Furthermore, contrary to any suggestion Collins may have made that he was deceived by the error in the predicted sentencing guidelines range that appeared in the first written plea agreement, the record demonstrates unequivocally that, before the Court accepted his guilty plea, Collins was properly advised and understood that he would likely be sentenced as a career offender. With that understanding, Collins signed a revised plea agreement that correctly predicted his career offender guidelines range, returned to Court, and, during his plea colloquy, acknowledged that the determination of the applicable range and his sentence was exclusively the job of the Court.
There was thus no "bait and switch" as Collins contends, whether with respect to the opportunity he was given to cooperate or the guilty plea he entered or the sentence he received. Collins' claims are therefore denied.
III. Certificate of appealability.
Under 28 U.S.C. § 2253(c), an appeal may not be taken from a final order denying a § 2255 motion without a certificate of appealability, which "may issue... only if the applicant has made a substantial showing of the denial of a constitutional right." As here, "[w]here a district court has rejected the constitutional claims on the merits, the showing required to satisfy § 2253(c) is straightforward: The petitioner must demonstrate that reasonable jurists would find the district court's assessment of the constitutional claims debatable or wrong." Slack v. McDaniel, 529 U.S. 473, 484 (2000).
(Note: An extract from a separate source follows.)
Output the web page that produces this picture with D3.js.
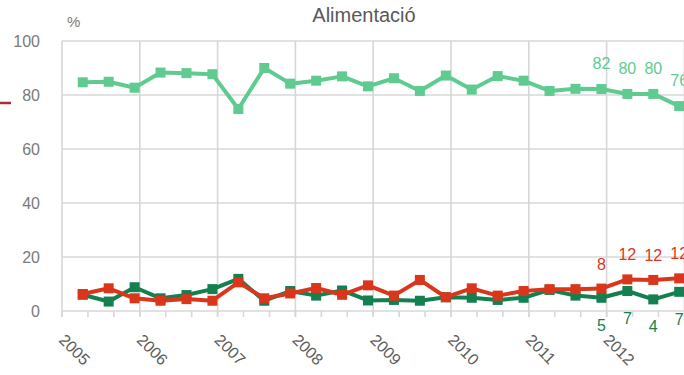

Because Collins has not demonstrated that reasonable jurists would find the rejection of his constitutional claims debatable or wrong, the Court declines to issue a certificate of appealability.
Based on the files, records, and proceedings herein, and for the reasons stated above, IT IS ORDERED THAT:
1. Defendant's Motion under 28 U.S.C. § 2255 to Vacate or Set Aside Sentence [ECF No. 98] is DENIED.
2. A certificate of appealability is DENIED.
LET JUDGMENT BE ENTERED ACCORDINGLY.